Alor-Pantar

Family Overview

The Alor-Pantar languages are a group of at least 20 non-Austronesian (“Papuan”) languages spoken on the islands Alor and Pantar in eastern Indonesia. The Alor-Pantar languages form part of the Timor-Alor-Pantar family, which also includes the Papuan languages of Timor. The languages have small speaker numbers, 5000 on average, and are under pressure from the local Malay variety as well as the national language, Indonesian. Before the start of this project the theoretical linguistic community was largely unaware of these languages.

Until very recently historical linguists assumed that the Timor-Alor-Pantar languages were related to other Papuan languages 800 or more kilometres away. Newest research has found that there is not enough evidence to confirm such genealogical relationships. The Timor-Alor-Pantar languages are a family-level isolate.

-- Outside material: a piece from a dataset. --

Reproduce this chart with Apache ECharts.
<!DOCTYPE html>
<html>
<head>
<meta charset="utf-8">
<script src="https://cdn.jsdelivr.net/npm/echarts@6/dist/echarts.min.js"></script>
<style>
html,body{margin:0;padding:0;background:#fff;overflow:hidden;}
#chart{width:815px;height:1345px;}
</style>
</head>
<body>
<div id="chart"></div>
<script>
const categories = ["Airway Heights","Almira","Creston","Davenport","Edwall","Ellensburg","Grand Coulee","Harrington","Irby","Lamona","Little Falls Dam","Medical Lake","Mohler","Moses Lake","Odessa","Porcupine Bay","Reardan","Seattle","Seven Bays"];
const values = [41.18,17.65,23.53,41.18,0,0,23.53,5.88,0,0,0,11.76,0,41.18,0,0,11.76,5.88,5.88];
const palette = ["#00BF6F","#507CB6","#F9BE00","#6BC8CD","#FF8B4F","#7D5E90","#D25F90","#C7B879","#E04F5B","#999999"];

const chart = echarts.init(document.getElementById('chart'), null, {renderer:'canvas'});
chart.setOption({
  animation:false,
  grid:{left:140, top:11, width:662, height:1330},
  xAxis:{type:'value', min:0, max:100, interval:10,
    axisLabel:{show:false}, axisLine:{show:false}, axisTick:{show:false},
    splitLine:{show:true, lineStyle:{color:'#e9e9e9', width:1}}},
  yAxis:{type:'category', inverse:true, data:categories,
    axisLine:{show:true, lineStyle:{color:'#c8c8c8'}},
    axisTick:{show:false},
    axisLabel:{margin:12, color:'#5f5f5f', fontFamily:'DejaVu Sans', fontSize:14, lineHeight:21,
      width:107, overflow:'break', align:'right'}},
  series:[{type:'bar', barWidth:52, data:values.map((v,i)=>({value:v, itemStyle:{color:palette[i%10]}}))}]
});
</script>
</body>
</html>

Typologically, the Alor-Pantar languages are interesting because all of them have one or more sets of verb affixes which are used to encode event participants. While the forms of these affixes are very similar across all Alor-Pantar languages, the way the affixes are employed in the grammar of individual languages and the semantic factors of animacy, volitionality and affectedness, which impact on their use are widely different.

Dr Sebastian Fedden, the researcher on this project, investigated the grammatical encoding of participants in the Alor-Pantar languages, particularly in Teiwa, Adang, Kamang and Abui, using text corpora and structured elicitation in the field, and he developing a set of video stimuli specially designed for the investigation of participant encoding which were used in the field.